→ **Information shown**
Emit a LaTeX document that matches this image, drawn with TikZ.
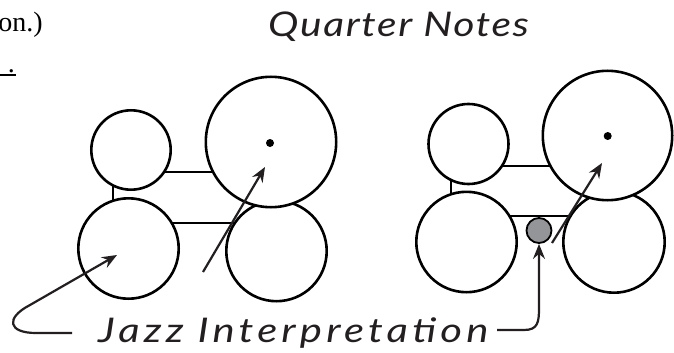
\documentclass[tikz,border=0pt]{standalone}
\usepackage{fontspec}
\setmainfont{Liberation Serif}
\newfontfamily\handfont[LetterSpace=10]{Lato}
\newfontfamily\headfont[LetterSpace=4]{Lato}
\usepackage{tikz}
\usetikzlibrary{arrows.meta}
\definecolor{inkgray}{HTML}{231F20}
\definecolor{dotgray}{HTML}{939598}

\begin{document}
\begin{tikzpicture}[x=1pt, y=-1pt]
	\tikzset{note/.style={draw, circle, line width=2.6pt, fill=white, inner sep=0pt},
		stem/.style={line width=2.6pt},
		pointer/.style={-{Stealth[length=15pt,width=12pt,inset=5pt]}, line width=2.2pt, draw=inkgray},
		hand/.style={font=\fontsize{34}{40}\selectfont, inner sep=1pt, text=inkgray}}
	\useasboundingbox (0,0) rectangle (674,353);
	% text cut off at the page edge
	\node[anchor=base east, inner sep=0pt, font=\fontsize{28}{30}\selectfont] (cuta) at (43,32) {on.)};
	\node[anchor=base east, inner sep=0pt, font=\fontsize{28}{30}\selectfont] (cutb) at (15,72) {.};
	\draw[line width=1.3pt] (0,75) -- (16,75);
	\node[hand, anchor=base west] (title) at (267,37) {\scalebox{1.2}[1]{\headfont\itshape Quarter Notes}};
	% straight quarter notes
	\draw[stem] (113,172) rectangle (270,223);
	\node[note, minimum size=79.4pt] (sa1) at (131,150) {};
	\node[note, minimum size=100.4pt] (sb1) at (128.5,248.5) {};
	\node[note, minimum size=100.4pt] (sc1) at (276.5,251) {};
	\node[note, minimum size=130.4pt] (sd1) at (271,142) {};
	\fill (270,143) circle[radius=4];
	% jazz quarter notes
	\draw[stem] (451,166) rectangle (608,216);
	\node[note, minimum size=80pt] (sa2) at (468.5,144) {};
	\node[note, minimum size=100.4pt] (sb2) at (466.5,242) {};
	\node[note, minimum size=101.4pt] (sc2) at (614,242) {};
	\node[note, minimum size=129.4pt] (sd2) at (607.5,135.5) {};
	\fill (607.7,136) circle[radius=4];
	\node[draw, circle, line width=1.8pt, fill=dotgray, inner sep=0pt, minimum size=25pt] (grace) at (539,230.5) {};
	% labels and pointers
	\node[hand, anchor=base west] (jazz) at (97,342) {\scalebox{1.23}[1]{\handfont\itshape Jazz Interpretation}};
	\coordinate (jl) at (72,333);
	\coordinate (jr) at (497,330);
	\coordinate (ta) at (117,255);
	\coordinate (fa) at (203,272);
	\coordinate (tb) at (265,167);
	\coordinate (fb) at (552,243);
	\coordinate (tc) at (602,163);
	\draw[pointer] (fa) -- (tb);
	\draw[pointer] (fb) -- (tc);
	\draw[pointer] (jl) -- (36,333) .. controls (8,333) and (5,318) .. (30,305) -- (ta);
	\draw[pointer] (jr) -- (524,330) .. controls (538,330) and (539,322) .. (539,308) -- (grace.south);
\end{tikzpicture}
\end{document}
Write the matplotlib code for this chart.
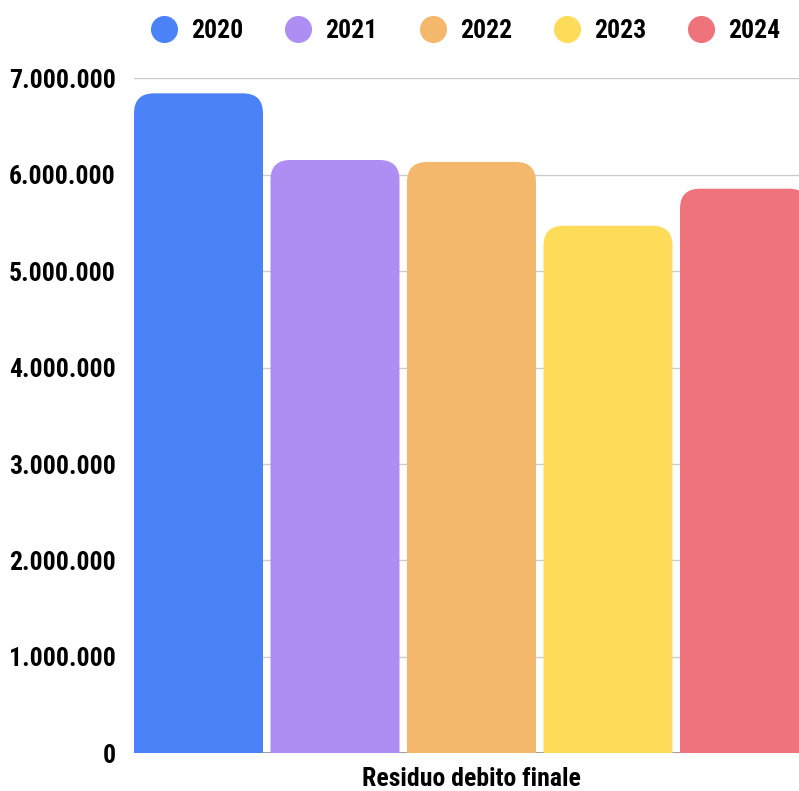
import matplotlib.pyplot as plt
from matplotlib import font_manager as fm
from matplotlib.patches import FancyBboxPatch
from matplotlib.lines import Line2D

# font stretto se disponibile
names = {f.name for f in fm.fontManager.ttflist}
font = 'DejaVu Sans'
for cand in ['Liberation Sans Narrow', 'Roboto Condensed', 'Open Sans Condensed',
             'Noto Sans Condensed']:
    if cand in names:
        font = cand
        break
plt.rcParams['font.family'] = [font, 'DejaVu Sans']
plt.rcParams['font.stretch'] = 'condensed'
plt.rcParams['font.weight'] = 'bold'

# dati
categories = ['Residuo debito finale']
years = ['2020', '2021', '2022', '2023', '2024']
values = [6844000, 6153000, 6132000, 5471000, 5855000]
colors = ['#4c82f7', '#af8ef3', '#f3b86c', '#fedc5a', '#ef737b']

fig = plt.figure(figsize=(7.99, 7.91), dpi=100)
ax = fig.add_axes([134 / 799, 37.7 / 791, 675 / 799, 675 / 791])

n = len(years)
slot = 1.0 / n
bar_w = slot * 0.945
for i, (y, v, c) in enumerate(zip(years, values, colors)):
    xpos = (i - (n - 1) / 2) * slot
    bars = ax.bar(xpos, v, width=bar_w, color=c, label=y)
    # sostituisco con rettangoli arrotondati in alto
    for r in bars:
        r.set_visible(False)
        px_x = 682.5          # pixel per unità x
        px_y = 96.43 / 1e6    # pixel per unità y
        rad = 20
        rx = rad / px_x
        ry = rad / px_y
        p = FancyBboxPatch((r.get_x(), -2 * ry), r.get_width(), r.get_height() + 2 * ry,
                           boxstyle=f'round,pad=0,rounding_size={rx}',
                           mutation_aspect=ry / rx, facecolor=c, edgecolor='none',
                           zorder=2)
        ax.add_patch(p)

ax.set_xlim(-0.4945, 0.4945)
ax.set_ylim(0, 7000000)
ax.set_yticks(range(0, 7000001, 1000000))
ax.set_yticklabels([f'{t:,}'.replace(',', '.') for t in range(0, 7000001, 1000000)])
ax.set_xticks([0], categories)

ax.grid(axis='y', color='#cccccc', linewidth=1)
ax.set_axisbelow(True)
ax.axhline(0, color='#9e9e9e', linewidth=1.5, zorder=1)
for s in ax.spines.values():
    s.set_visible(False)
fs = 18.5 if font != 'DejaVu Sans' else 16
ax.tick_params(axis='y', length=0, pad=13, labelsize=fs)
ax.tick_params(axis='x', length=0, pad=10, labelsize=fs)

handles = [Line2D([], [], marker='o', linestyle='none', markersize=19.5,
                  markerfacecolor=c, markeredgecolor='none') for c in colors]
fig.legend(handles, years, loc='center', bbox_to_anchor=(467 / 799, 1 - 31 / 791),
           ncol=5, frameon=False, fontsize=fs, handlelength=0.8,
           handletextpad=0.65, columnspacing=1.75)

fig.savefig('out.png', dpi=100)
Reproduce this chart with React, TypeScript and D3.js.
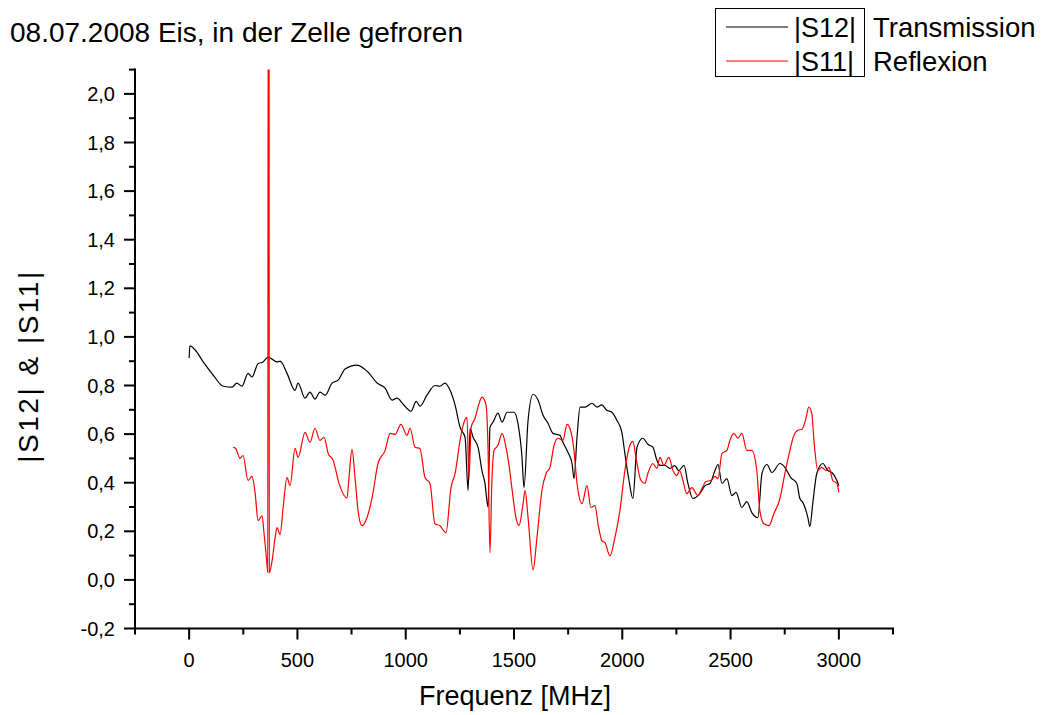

→ **Problem**
Print out, exactly and with nothing added, the lines starting at the line holding "Write the matplotlib code for this chart." and ending at the line holding "from matplotlib.lines import Line2D", minus any pictures.

→ **Task response**
Write the matplotlib code for this chart.
import matplotlib.pyplot as plt
from matplotlib import font_manager as fm
from matplotlib.patches import FancyBboxPatch
from matplotlib.lines import Line2D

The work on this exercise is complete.